Düş Lekesi nasıl öyküler içeren bir kitap, biraz içeriğinden söz eder misiniz?
Düş Lekesini gerçek yaşamla soyut olayları iç içe geçirerek yazdım. İsmi de öykümdeki Düş Lekesinden alıyor. Birkaç öykümün kahramanı benim hayal dünyamı da içine katarak yazdım. Örnek vermek gerekirse Basmane Yağhaneler Tepecik kerraneler öyküsü benim İzmir’e çalışmaya gittiğim yıllarda 20 yaşında bir devrimcinin cinselliği tanımak ve yaşamak için kerhaneye gidip gitmeme konusunda kendisiyle hesaplaşması. Tütün kokusunu erkek gözüyle genç bir kızın üniversite de okuyan çocukluk arkadaşına olan aşkı ve erkeğin siyasi olaylardan açlık grevine başlayıp ölümüyle sonuçlanan bir konuyu işledim.
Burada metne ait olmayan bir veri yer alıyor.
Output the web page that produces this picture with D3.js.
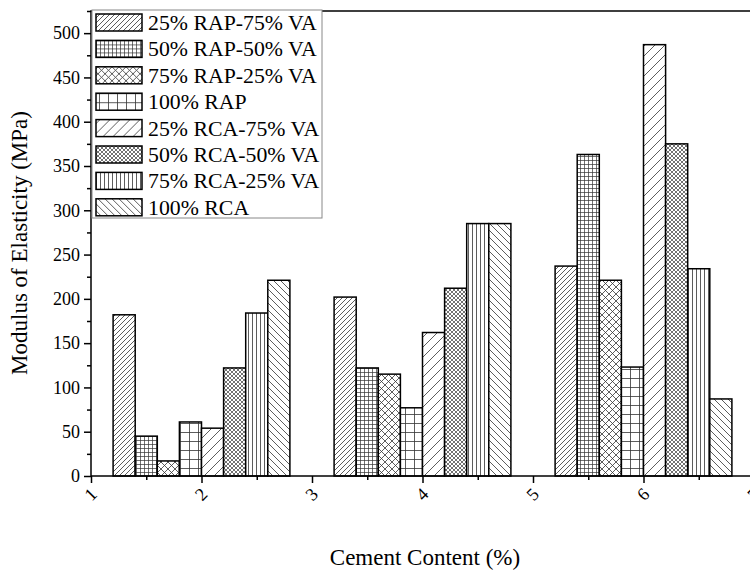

Zor olmadı mı dediler erkek olarak bir genç kızın yaşamından öykü yazmak bana göre olmadı benim açımdan güzel bir öykü oldu. Öykülerim okunurken sonucu belli olmamasına özen gösterip yazdım. Bu konuda bir kişiden böyle bir yorum aldım. Okurken sonucu nasıl bitecek belli olmuyor diye yorum yaptı. Sonsuz düşler öykümde olsun Mona Lisa öykümde olsun kahramanın konuştuğu kişiler öykünün sonunda belli oluyor. Bir insanla konuştuğunu sanıyorlar ama değil biri balık biri köpek.
BİR ŞİİR KİTABI OLUŞTURACAK KADAR ŞİİRİM VAR
Sizden yakın süreçte yeni eser veya eserler görecek miyiz?
Bir şiir kitabı çıkacak kadar şiirlerim var bekletiyorum çünkü yeni şiirler yazıp ilave ediyorum. Birkaç öyküm var yazılı olarak duruyor zamanla öykülerimde kitap olacak hale gelince basıma vereceğim süreç ne zaman olur ben de bilmiyorum.
Bir edebiyatçı olarak edebiyat dünyasında kendinize nasıl bir yol haritası çizmeyi planlıyorsunuz?
Edebiyatçıdan önce iyi bir insan olmak için yol haritası çizdim kendime ve hala bu yolda yürüyorum. Bir beklentim yok yazmak beni rahatlatıyor. Yazan insanın yaşamla bir derdi olmalı. Bunu yazdıklarıyla anlatmalı hissettirmeli. Hukuksuzluğu doğanın yok edilmesini sömürüyü ahlaksızlığı yozlaşmayı ön plana çıkarıp yazmak. Bunun dışında edebiyat dünyasında bir yerlere gelmek gibi bir uğraşım yok.